Pasión por el Real Madrid: por qué no he ido a Lisboa
Si la dicha se repite este sábado, recordaré melancólico los tiempos en que hacía pellas entre semana en el colegio para ir a ver a entrenar a Di Stéfano, Puskas, Gento, Santamaría, y tantos otros, al campo de tierra que había en Concha Espina, donde hoy está la sofisticada Esquina del Bernabéu.
Inmediatamente después de haber visto ganar en Glasgow al Real Madrid su novena Copa de Europa (Sean Connery en el palco), hace ya unos cuantos años, me prometí a mi mismo no repetir la experiencia la siguiente vez. La suerte había hecho que pudiese viajar a Ámsterdam, París y Glasgow para ver en directo como el Real levantaba la séptima, octava y novena vez la orejuda, y pensé que no valía la pena tentarla de nuevo. El cálculo de probabilidades indica cómo se multiplica la dificultad de que un equipo gane todas las ocasiones en que juega una final. Además, hay que ser honesto, fui testigo de la ruina de los seguidores de la Juventus (con Zidane en sus filas), el Valencia y el Bayer Leverkusen al volver a casa con las orejas gachas, y mi moral no está para esa hipótesis.
Así que he cumplido mi promesa y a mi pesar no estaré en Lisboa, en el partido más bonito, el que enfrenta a los dos principales clubes de Madrid. Es parte del precio que pago por haber disfrutado tanto antes. Otra parte de ese precio tiene que ver con la teoría de las compensaciones: siempre he pensado que a periodos de inmensa felicidad les suceden otros de intensa desgracia, y viceversa. Al día siguiente de regresar del Arena de Ámsterdam, después de más de tres décadas esperando que otro Real Madrid sucediese al de los ye-yé (el de Pedrag Mijatovic: nunca te olvidaremos), se me murió de repente, de un infarto, mi perro Zarpas, al que tanto quise.

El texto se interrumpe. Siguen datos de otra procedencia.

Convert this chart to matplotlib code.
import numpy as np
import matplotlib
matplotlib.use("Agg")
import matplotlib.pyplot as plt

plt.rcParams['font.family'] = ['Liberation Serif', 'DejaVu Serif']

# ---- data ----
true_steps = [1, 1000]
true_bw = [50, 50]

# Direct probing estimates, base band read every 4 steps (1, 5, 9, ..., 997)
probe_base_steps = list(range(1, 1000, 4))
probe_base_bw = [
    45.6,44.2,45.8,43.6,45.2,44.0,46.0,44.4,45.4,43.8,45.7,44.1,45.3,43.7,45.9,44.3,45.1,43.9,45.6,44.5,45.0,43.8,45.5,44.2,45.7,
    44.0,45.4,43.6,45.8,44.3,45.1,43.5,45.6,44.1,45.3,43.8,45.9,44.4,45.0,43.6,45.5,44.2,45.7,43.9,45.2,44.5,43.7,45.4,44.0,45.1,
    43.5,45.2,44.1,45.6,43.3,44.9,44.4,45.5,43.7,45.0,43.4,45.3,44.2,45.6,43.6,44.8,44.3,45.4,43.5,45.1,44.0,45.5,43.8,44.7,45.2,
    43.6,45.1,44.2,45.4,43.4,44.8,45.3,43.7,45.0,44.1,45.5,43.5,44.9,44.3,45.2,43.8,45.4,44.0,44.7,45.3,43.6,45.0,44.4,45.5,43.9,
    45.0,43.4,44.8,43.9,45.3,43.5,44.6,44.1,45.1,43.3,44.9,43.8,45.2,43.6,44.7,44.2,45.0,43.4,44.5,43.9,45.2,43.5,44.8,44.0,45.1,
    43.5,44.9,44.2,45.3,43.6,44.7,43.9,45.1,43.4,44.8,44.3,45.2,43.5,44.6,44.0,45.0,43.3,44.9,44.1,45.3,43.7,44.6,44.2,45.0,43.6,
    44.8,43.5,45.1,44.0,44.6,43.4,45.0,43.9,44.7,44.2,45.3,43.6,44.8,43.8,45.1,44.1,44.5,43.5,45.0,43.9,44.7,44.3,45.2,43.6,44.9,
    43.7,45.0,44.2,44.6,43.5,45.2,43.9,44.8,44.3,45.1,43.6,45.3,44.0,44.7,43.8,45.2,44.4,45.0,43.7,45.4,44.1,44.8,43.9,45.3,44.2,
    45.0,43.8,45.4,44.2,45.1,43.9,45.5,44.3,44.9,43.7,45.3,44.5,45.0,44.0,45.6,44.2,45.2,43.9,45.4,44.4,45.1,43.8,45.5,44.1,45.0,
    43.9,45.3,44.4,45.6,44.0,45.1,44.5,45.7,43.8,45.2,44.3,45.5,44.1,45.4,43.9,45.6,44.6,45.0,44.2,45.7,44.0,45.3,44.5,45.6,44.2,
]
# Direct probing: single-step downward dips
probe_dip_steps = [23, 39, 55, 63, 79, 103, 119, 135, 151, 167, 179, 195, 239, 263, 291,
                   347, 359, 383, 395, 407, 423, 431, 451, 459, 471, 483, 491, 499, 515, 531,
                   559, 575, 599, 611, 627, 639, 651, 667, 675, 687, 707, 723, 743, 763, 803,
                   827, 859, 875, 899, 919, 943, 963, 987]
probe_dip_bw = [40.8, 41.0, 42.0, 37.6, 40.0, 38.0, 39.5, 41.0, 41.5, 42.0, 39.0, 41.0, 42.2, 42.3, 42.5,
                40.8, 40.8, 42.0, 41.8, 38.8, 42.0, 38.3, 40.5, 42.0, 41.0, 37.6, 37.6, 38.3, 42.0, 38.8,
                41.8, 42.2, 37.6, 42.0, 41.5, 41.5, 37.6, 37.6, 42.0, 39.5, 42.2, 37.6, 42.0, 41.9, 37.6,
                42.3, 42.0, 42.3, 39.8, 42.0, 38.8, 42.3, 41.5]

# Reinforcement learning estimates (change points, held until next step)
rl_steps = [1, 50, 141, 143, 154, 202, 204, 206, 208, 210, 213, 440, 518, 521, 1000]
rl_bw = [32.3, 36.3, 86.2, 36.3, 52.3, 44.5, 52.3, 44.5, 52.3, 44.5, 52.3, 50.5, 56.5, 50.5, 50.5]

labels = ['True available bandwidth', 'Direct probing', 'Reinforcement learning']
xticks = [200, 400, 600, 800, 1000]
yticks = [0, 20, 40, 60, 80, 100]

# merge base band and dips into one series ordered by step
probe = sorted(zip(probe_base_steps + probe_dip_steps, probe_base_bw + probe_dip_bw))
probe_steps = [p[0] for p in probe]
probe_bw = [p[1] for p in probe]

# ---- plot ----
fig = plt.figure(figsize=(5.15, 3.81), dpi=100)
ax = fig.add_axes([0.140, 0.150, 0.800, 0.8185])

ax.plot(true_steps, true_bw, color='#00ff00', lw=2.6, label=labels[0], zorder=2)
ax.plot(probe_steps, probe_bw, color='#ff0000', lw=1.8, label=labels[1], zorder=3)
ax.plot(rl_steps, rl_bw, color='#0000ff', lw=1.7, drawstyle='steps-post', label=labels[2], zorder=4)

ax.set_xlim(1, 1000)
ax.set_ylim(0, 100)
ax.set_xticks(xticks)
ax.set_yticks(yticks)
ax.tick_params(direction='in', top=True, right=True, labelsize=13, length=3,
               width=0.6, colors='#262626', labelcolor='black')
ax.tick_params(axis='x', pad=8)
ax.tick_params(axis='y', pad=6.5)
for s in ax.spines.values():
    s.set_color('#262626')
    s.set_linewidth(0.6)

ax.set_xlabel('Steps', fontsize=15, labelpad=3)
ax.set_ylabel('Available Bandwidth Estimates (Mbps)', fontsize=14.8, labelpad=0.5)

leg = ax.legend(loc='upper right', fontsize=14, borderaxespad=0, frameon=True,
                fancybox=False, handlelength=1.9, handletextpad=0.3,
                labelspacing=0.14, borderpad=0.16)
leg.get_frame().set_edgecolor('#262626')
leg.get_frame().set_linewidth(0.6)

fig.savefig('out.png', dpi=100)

¿Irracionalidad? Tanto como el amor. De modo que el sábado no estaré en Lisboa; también he renunciado a presenciar el encuentro en el Bernabéu en pantalla gigante, en mi abono, rodeado de aquellas personas con las que me solidarizo cada 15 días para ver el partido correspondiente; y tampoco lo veré en directo en casa, en televisión. Lo grabaré y a esa hora fatídica, las 20.45, apagaré el teléfono, me encerraré en mi despacho con unos cascos aislantes y buena música, completamente aislado de cualquier tipo de ruidos (mi domicilio es una finca muy gritona por madridista: allí vivió Puskas todo el tiempo que estuvo en Madrid) y prohibiré a los míos incluso que me hagan señas (la última vez que seguí la misma misa fue hace unas semanas, contra el Bayern de Munich; entonces, de manera retórica, le dije a Ana que sólo interrumpiese mi aislamiento en el caso de que el Madrid ganase 3-0. Y me interrumpió). Sólo cuando haya acabado el Atlético de Madrid-Real Madrid, y únicamente en el caso de que mi equipo sea el vencedor, veré el partido en diferido y acompañaré a mis hijos a Cibeles. Ya llegará el tiempo de los análisis.
Entonces, si la dicha se repite, recordaré melancólico los tiempos en que hacía pellas entre semana en el colegio para ir a ver a entrenar a Di Stéfano, Puskas, Gento, Santamaría, y tantos otros, al campo de tierra que había en Concha Espina, donde hoy está la sofisticada Esquina del Bernabéu; los partidos vistos de pie, en el último anfiteatro, con entradas baratas para "los soldados y los niños"; o la cantidad de veces que he visto nevar en el Bernabéu, las manos ateridas para aplaudir, también de pie, detrás de las portería del Fondo Sur (entonces no existían los ultrasur ni la grada joven de animación), con un señor llamado Manuel Moreira, que cuando murió tenía el carné de socio número 18.
Si el Real Madrid gana en Lisboa sin mi presencia se habrá roto el maleficio irracional, no habrá compensaciones negativas y las probabilidades de sufrir habrán disminuido. Podré ir a la final de la undécima.